Jarley was receptive to ideas like making each group project session longer and allowing students to choose their own groups, Wensinger said.

Nick ShrubsoleIs anyone else at the institution thinking about the "reduced class time" approach?

Nick Shrubsole, a lecturer of humanities, religion and cultural studies, plans to introduce the format in next semester’s iteration of his 60-student Encountering Humanities course. The twist: the current version of the class is offered fully online.

Shrubsole has been looking for ways to make discussion in his online classes more dynamic. He first heard about the reduced class time format during a faculty meeting last summer, and he thought it might work well with his course.

He plans to break the class into three sections and ask each one to attend four in-person sessions throughout the semester -- one for each of the course’s three main modules, preceded by an introductory session. Students will complete activities like an art project and a film screening ahead of time and then come to class to critique products and discuss analysis.

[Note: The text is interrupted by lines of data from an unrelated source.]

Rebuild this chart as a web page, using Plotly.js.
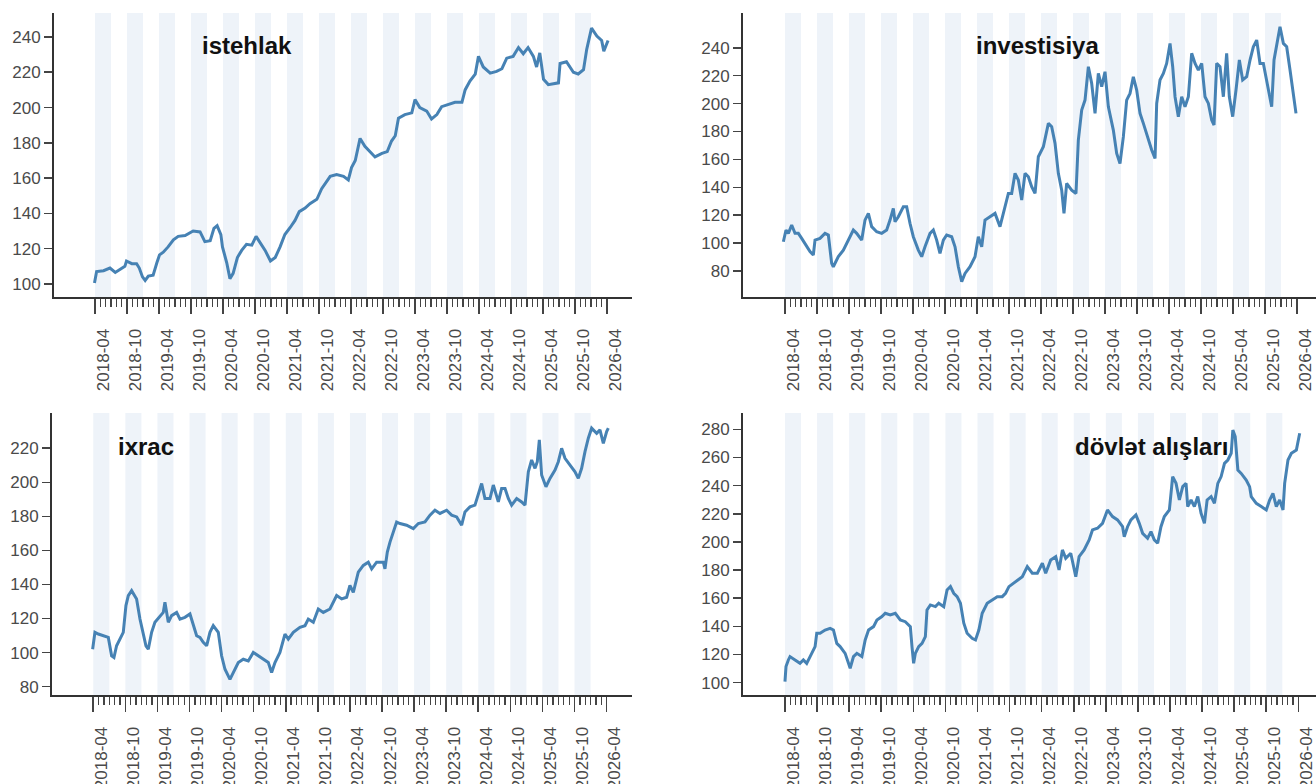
<!DOCTYPE html>
<html>
<head>
<meta charset="utf-8">
<script src="https://cdn.plot.ly/plotly-3.0.1.min.js"></script>
<style>
html,body{margin:0;padding:0;background:#fff;}
#chart{width:1316px;height:784px;}
</style>
</head>
<body>
<div id="chart"></div>
<script>
// time axis: months since 2018-04
const tickMonths = [0,6,12,18,24,30,36,42,48,54,60,66,72,78,84,90,96];
const tickLabels = ['2018-04','2018-10','2019-04','2019-10','2020-04','2020-10','2021-04','2021-10','2022-04','2022-10','2023-04','2023-10','2024-04','2024-10','2025-04','2025-10','2026-04'];

const seriesNames = ['istehlak','investisiya','ixrac','dövlət alışları'];

const istehlakTicks = [100,120,140,160,180,200,220,240];
const investisiyaTicks = [80,100,120,140,160,180,200,220,240];
const ixracTicks = [80,100,120,140,160,180,200,220];
const dovletTicks = [100,120,140,160,180,200,220,240,260,280];

const istehlakMonths = [-0.1,0.3,1.6,2.8,3.8,4.7,5.6,5.9,6.9,7.8,8.3,8.9,9.4,10.0,10.9,11.6,12.1,12.8,13.7,14.7,15.6,16.9,18.4,19.7,20.6,21.6,22.3,22.9,23.6,23.9,24.7,25.3,25.9,26.7,27.5,28.4,29.4,30.2,30.9,31.9,32.9,33.8,34.7,35.6,36.6,37.5,38.3,39.4,40.3,41.6,42.5,43.7,44.1,45.3,46.6,47.5,48.1,48.8,49.7,50.6,51.6,52.5,53.8,54.8,55.6,56.3,56.9,58.1,59.4,60.0,60.9,62.2,63.1,64.1,65.0,66.2,67.5,68.8,69.4,70.3,71.3,71.9,72.8,74.1,75.3,76.3,77.2,78.4,79.4,80.3,81.2,82.2,82.8,83.4,84.1,85.0,85.9,86.9,87.2,88.4,89.7,90.6,91.6,92.2,93.1,94.1,95.0,95.4,96.2];
const istehlakValues = [100.5,107,107.5,109,106.5,108.5,110,113,111.5,111.5,109,104,102,104.5,105,112,116.5,118,121,125,127,127.5,130,129.5,124,124.5,131.5,133,128,121,112,103,106,115,119,122.5,122,127,124,119,113,115,121,128,132,136,141,143,145.5,148,154,159,161,162,161,159,166,170,182.5,178,175,172,174,175,181,184,194,196,197,204.5,200,198,193.5,196,200.5,201.5,203,203,210,215,219,229,223,219.5,220.5,222,228,229,234,230.5,234,229,223,231,216,213,213.5,214,225,226,220,219,221.5,233,245,240.5,238,232,238];

const investisiyaMonths = [-0.31,0.19,0.63,1.25,1.88,2.5,3.13,4.06,4.69,5.31,5.63,6.56,7.5,8.13,8.75,9.06,10.0,10.94,11.88,12.81,13.44,14.38,15.0,15.63,16.25,17.19,18.13,19.06,19.69,20.31,20.63,21.25,22.19,22.81,23.44,24.06,25.0,25.63,26.25,27.19,27.81,28.44,29.06,29.69,30.31,31.25,31.88,32.5,33.13,33.75,34.69,35.63,36.25,36.88,37.5,38.44,39.38,40.31,40.94,41.88,42.5,43.13,43.75,44.38,45.0,45.63,46.25,46.88,47.5,48.44,49.38,50.0,50.63,51.25,51.88,52.31,52.81,53.75,54.56,55.0,55.63,56.25,56.88,57.5,58.13,58.75,59.38,60.0,60.63,61.56,62.19,62.81,63.44,64.06,64.69,65.31,65.94,66.56,67.19,68.13,68.75,69.38,69.69,70.31,70.94,71.56,72.19,72.69,73.13,73.75,74.38,75.0,75.63,76.25,76.88,77.5,78.13,78.75,79.38,80.0,80.44,80.94,81.56,82.19,82.81,83.31,83.94,84.56,85.19,85.81,86.56,87.19,87.81,88.44,89.06,89.69,90.31,91.25,91.69,92.31,92.81,93.44,94.06,94.69,95.31,95.81];
const investisiyaValues = [101.0,109.4,107.0,113.0,107.0,107.0,103.4,97.4,93.9,91.5,102.2,103.4,107.0,105.8,85.5,83.1,90.3,95.0,102.2,109.4,107.0,102.2,116.5,121.3,111.8,108.2,107.0,109.4,116.5,124.9,115.3,118.9,126.1,126.1,114.2,104.6,95.0,90.3,97.4,107.0,109.4,102.2,92.7,102.2,105.8,104.6,97.4,83.1,72.4,78.3,83.1,90.3,104.6,97.4,116.5,118.9,121.3,111.8,121.3,135.6,135.6,150.0,145.2,130.9,150.0,147.6,140.4,135.6,161.9,169.1,185.8,183.4,171.5,150.0,138.0,121.3,142.8,138.0,135.6,173.9,195.4,202.5,226.4,214.5,193.0,221.6,212.1,222.8,197.7,181.0,164.3,157.1,176.3,202.5,207.3,219.2,209.7,193.0,185.8,173.9,166.7,160.7,200.1,216.9,221.6,228.8,243.1,226.4,204.9,190.6,204.9,197.7,204.9,236.0,228.8,224.0,228.8,204.9,200.1,188.2,184.6,228.8,226.4,204.9,236.0,204.9,190.6,209.7,231.2,216.9,219.2,231.2,240.7,245.5,228.8,228.8,216.9,197.7,231.2,245.5,255.1,243.1,240.7,224.0,207.3,193.0];

const ixracMonths = [-0.12,0.31,0.94,1.87,2.81,3.43,3.87,4.36,4.99,5.61,6.11,6.55,7.17,8.1,8.73,9.35,9.85,10.29,10.91,11.53,12.47,13.09,13.4,14.03,14.65,15.59,16.21,17.14,18.08,18.7,19.33,19.95,20.57,21.2,21.82,22.44,23.38,24.0,24.63,25.56,26.18,27.12,28.05,28.99,29.93,30.86,31.8,32.73,33.35,33.98,34.91,35.85,36.47,37.41,38.65,39.59,40.21,41.15,42.08,43.02,44.26,45.51,46.45,47.38,48.0,48.63,49.56,50.5,51.43,52.06,52.99,54.24,54.55,54.99,55.49,56.11,56.73,57.36,58.6,59.85,60.79,62.03,62.97,63.9,64.84,66.08,67.02,67.96,68.89,69.51,70.45,71.38,72.01,72.63,73.25,74.19,74.81,75.75,76.37,77.0,77.62,78.24,79.18,80.11,80.74,81.36,81.98,82.61,83.04,83.42,83.85,84.66,85.41,86.35,86.97,87.59,88.22,89.15,90.09,90.71,91.33,91.96,92.58,93.2,94.14,94.76,95.39,96.01,96.32];
const ixracValues = [102.0,111.9,110.9,109.9,108.9,98.1,97.1,104.0,107.9,111.9,127.6,133.5,136.4,131.5,119.7,111.9,104.0,102.0,111.9,117.8,121.7,123.6,129.5,117.8,121.7,123.6,119.7,120.7,122.7,115.8,109.9,108.9,106.0,104.0,111.9,115.8,111.9,98.1,90.2,84.3,88.3,94.2,96.1,95.1,100.1,98.1,96.1,94.2,88.3,94.2,100.1,110.9,107.9,111.9,114.8,115.8,119.7,117.8,125.6,123.6,125.6,133.5,131.5,132.5,139.4,135.4,147.2,151.2,153.1,149.2,153.1,153.1,149.2,159.0,164.9,170.8,176.7,175.8,174.8,172.8,175.8,176.7,180.7,183.6,181.7,183.6,180.7,179.7,174.8,182.6,185.6,186.6,192.5,199.3,190.5,190.5,198.4,188.5,196.4,196.4,190.5,186.6,190.5,188.5,186.6,206.2,213.1,208.2,212.1,224.9,204.3,197.4,202.3,207.2,212.1,220.0,214.1,210.2,206.2,202.3,208.2,218.0,225.9,231.8,228.8,230.8,222.9,229.8,231.8];

const dovletMonths = [0,0.19,0.63,0.94,1.88,2.81,3.44,4.06,5.0,5.63,5.94,6.56,7.5,8.44,9.06,9.69,10.31,11.25,11.88,12.19,12.81,13.44,14.38,15.0,15.63,16.56,17.19,18.13,18.75,19.69,20.63,21.56,22.5,23.44,23.75,24.06,24.38,25.0,25.63,26.25,26.56,27.19,28.13,28.75,29.69,30.31,30.94,31.56,32.19,32.81,33.44,34.06,35.0,35.63,36.25,36.88,37.81,38.75,39.69,40.63,41.25,41.88,43.13,44.38,45.31,46.25,47.19,48.13,48.75,49.69,50.63,51.25,51.88,52.5,53.44,54.38,55.0,55.94,56.88,57.5,58.44,59.38,60.31,61.25,62.19,63.13,63.44,64.06,64.69,65.63,66.25,66.88,67.81,68.44,69.06,69.69,70.31,70.94,71.88,72.5,73.13,73.75,74.38,75.0,75.31,75.94,76.56,77.19,77.81,78.44,78.94,79.69,80.31,80.94,81.56,82.19,82.81,83.44,83.75,84.19,84.69,85.31,86.25,86.88,87.19,88.13,89.06,90.0,90.63,91.25,91.88,92.5,93.13,93.44,94.06,94.69,95.63,96.25];
const dovletValues = [100.7,111.4,116.1,118.5,116.1,113.7,116.1,113.7,120.8,125.6,135.1,135.1,137.4,138.6,137.4,127.9,125.6,120.8,113.7,110.2,118.5,120.8,118.5,130.3,137.4,139.8,144.5,146.9,149.3,148.1,149.3,144.5,143.3,139.8,125.6,113.7,120.8,125.6,127.9,132.7,151.6,155.2,154.0,156.4,154.0,165.8,168.2,163.5,161.1,156.4,142.2,135.1,131.5,130.3,137.4,149.3,156.4,158.7,161.1,161.1,163.5,168.2,171.8,175.3,182.4,177.7,177.7,184.8,177.7,187.2,189.5,180.1,194.3,188.3,191.9,175.3,189.5,194.3,201.4,208.5,209.7,213.2,222.7,218.0,215.6,210.8,203.7,210.8,215.6,219.1,213.2,206.1,202.6,207.3,201.4,199.0,210.8,218.0,222.7,246.4,241.6,229.8,239.3,241.6,225.1,229.8,225.1,232.2,220.3,213.2,229.8,232.2,227.4,241.6,246.4,255.8,258.2,263.0,279.5,274.8,251.1,248.7,244.0,239.3,232.2,227.4,225.1,222.7,229.8,234.5,225.1,229.8,222.7,241.6,258.2,263.0,265.3,277.2];

const W = 1316, H = 784;
const px = v => v / W;
const py = v => 1 - v / H;

const panels = [
  {name: seriesNames[0], xs: istehlakMonths, ys: istehlakValues, yt: istehlakTicks,
   xdom: [px(54), px(632)], ydom: [py(297), py(13)], xr: [-7.69, 100.69], yr: [92.6, 253.6],
   title: [px(247.5), py(46)]},
  {name: seriesNames[1], xs: investisiyaMonths, ys: investisiyaValues, yt: investisiyaTicks,
   xdom: [px(743), 1], ydom: [py(297), py(13)], xr: [-7.875, 99.56], yr: [61.4, 264.9],
   title: [px(1037.5), py(46)]},
  {name: seriesNames[2], xs: ixracMonths, ys: ixracValues, yt: ixracTicks,
   xdom: [px(52), px(632)], ydom: [py(695), py(413)], xr: [-7.72, 100.75], yr: [75.1, 240.7],
   title: [px(146), py(446)]},
  {name: seriesNames[3], xs: dovletMonths, ys: dovletValues, yt: dovletTicks,
   xdom: [px(743), 1], ydom: [py(695), py(413)], xr: [-7.85, 99.3], yr: [91.2, 291.6],
   title: [px(1151.5), py(446)]}
];

const FONT = 'Liberation Sans, Arial, sans-serif';
const minorVals = [];
for (let m = 1; m < 96; m++) if (m % 6 !== 0) minorVals.push(m);

const traces = [];
const layout = {
  width: W, height: H,
  margin: {l: 0, r: 0, t: 0, b: 0},
  paper_bgcolor: '#ffffff', plot_bgcolor: 'rgba(0,0,0,0)',
  showlegend: false,
  font: {family: FONT, color: '#4a4a4a'},
  shapes: [], annotations: []
};

panels.forEach((p, i) => {
  const n = i + 1;
  const xk = 'xaxis' + (n === 1 ? '' : n), yk = 'yaxis' + (n === 1 ? '' : n);
  const xr = 'x' + (n === 1 ? '' : n), yr = 'y' + (n === 1 ? '' : n);
  traces.push({
    type: 'scatter', mode: 'lines', x: p.xs, y: p.ys,
    xaxis: xr, yaxis: yr,
    line: {color: '#4682B4', width: 3},
    hoverinfo: 'skip'
  });
  layout[xk] = {
    domain: p.xdom, anchor: yr, range: p.xr, fixedrange: true,
    showgrid: false, zeroline: false,
    showline: true, linecolor: '#333333', linewidth: 2,
    ticks: 'outside', ticklen: 15, tickwidth: 1.6, tickcolor: '#444444',
    tickmode: 'array', tickvals: tickMonths, ticktext: tickLabels,
    tickangle: -90, ticklabelshift: 8, ticklabelstandoff: 8,
    tickfont: {family: FONT, size: 17, color: '#4a4a4a'},
    minor: {tickmode: 'array', tickvals: minorVals, ticks: 'outside', ticklen: 8, tickwidth: 1.3, tickcolor: '#444444', showgrid: false}
  };
  layout[yk] = {
    domain: p.ydom, anchor: xr, range: p.yr, fixedrange: true,
    showgrid: false, zeroline: false,
    showline: true, linecolor: '#333333', linewidth: 2,
    ticks: 'outside', ticklen: 8, tickwidth: 1.6, tickcolor: '#444444',
    tickmode: 'array', tickvals: p.yt, ticktext: p.yt.map(String),
    tickfont: {family: FONT, size: 17, color: '#4a4a4a'}
  };
  for (let k = 0; k < 16; k++) {
    layout.shapes.push({
      type: 'rect', xref: xr, yref: yr + ' domain', layer: 'below',
      x0: 6 * k, x1: 6 * k + 3, y0: 0, y1: 1,
      fillcolor: '#EEF3F9', line: {width: 0}
    });
  }
  layout.annotations.push({
    xref: 'paper', yref: 'paper', x: p.title[0], y: p.title[1],
    xanchor: 'center', yanchor: 'middle', showarrow: false,
    text: '<b>' + p.name + '</b>',
    font: {family: FONT, size: 24, color: '#111111'}
  });
});

Plotly.newPlot('chart', traces, layout, {displayModeBar: false, staticPlot: true});
</script>
</body>
</html>
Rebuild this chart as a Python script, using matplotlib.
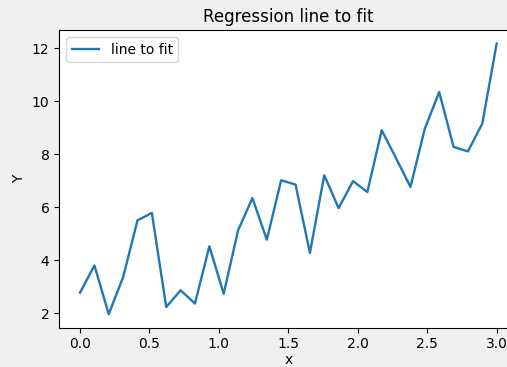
import numpy as np
import matplotlib.pyplot as plt

# x values: 30 evenly spaced points from 0 to 3
x = np.linspace(0, 3, 30)
y = [2.78, 3.81, 1.97, 3.37, 5.51, 5.79, 2.24, 2.87, 2.37, 4.53,
     2.74, 5.13, 6.35, 4.78, 7.02, 6.86, 4.28, 7.21, 5.97, 6.99,
     6.58, 8.91, 7.85, 6.77, 8.97, 10.35, 8.28, 8.11, 9.16, 12.18]

fig = plt.figure(figsize=(5.07, 3.67), dpi=100)
fig.patch.set_facecolor('#f0f0f0')
W, H = 507.0, 367.0
ax = fig.add_axes([59.2 / W, (H - 327.7) / H, (517.5 - 59.2) / W, (327.7 - 30) / H])

ax.plot(x, y, lw=1.7, label='line to fit')
ax.set_title('Regression line to fit')
ax.set_xlabel('x', labelpad=1)
ax.set_ylabel('Y')
ax.legend(loc='upper left')

fig.savefig('out.png', dpi=100, facecolor=fig.get_facecolor())
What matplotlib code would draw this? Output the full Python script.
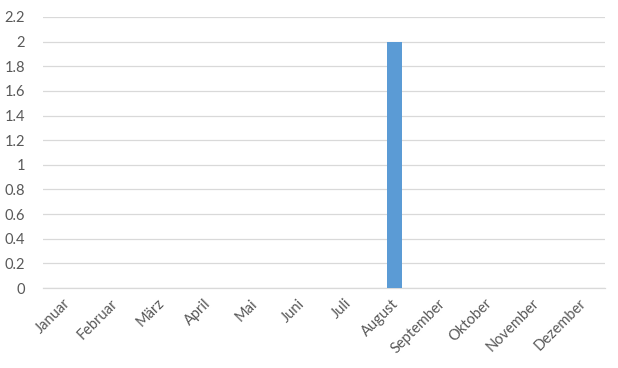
import matplotlib
matplotlib.use("Agg")
import matplotlib.pyplot as plt
import matplotlib.transforms as mtransforms
import numpy as np

months = ["Januar", "Februar", "März", "April", "Mai", "Juni", "Juli",
          "August", "September", "Oktober", "November", "Dezember"]
values = [0, 0, 0, 0, 0, 0, 0, 2, 0, 0, 0, 0]
yticks = [0, 0.2, 0.4, 0.6, 0.8, 1, 1.2, 1.4, 1.6, 1.8, 2, 2.2]
ytick_labels = ["0", "0.2", "0.4", "0.6", "0.8", "1", "1.2", "1.4", "1.6", "1.8", "2", "2.2"]

plt.rcParams['font.family'] = ['Lato', 'DejaVu Sans']

fig = plt.figure(figsize=(6.18, 3.68), dpi=100)
ax = fig.add_axes([43/618, 1 - 288/368, (605-43)/618, (288-17)/368])

x = np.arange(len(months))
ax.bar(x, values, width=0.33, color="#5B9BD5", zorder=3)

ax.set_xlim(-0.5, len(months) - 0.5)
ax.set_ylim(0, 2.2)
ax.set_yticks(yticks)
ax.set_yticklabels(ytick_labels)
ax.set_xticks(x)
ax.set_xticklabels(months, rotation=45, ha="right", rotation_mode="anchor")

ax.grid(axis="y", color="#D9D9D9", linewidth=0.9, zorder=0)
for s in ["top", "right", "left"]:
    ax.spines[s].set_visible(False)
ax.spines["bottom"].set_color("#D9D9D9")
ax.spines["bottom"].set_linewidth(0.9)
ax.tick_params(axis="both", length=0, colors="#595959", labelsize=10.5)
ax.tick_params(axis="y", pad=13)
ax.tick_params(axis="x", pad=6)
offset = mtransforms.ScaledTranslation(-3/100, 0, fig.dpi_scale_trans)
for lbl in ax.get_xticklabels():
    lbl.set_transform(lbl.get_transform() + offset)

fig.savefig("out.png", dpi=100, facecolor="white")
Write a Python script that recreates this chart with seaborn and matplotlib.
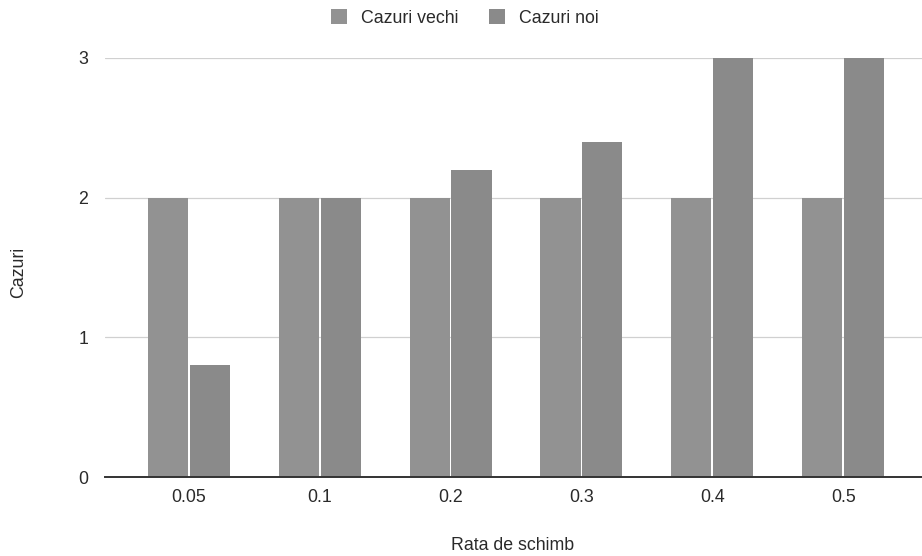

“Reduced/active is just another blended mode,” Shrubsole said. “It offers a lot of opportunities from the best of worlds.”

Though some students might be reluctant to enroll in an online course that also requires them to be on campus, Shrubsole thinks there’s enough interest in the course from students close to campus. Right now he plans to host all of his class sessions back to back to back on Fridays, but he’s willing to make adjustments if he finds that students have a wide variety of scheduling preferences.

Shrubsole also teaches an online version of the course with 300 students, but he’s not yet sure whether he could handle the number of in-person sessions he would need to keep each section small and intimate.

What’s next?

Based on some early evidence, additional class sessions might not solve the problem, though. Cleavenger took a poll after this semester’s first class session and found that 400 students wanted him to hold an additional session for exam review and Q&A. Cleavenger pulled some strings to secure a meeting space that fits 200 students, but only 30 showed up, he said.

“If you build it, they won’t necessarily come,” Cleavenger said. “I wasn’t surprised, but it’s disappointing. I’m an educator and I want to educate. I can’t do that if they don’t show up.”

UCF and other institutions are confronting a major challenge of reconciling student perceptions of learning with a longer-term view of effective teaching practices, according to Alana Dunagan, a senior research fellow for higher education at the Christensen Institute, a nonprofit innovation think tank.

"This is a sense of 'I’m not getting what I thought I was paying for. What I thought was I paying for wasn’t that good to start with. But as a student, I have no way of knowing that,'" Dunagan said.

Dunagan compares the situation at UCF to the business model at Western Governors University, where students enroll with the expectation of a seamless online experience. At UCF and many other places, meanwhile, learning models are diverse and still evolving.

"I think there’s more research to be done," Dunagan said. "I don’t think we’ve settled all the questions."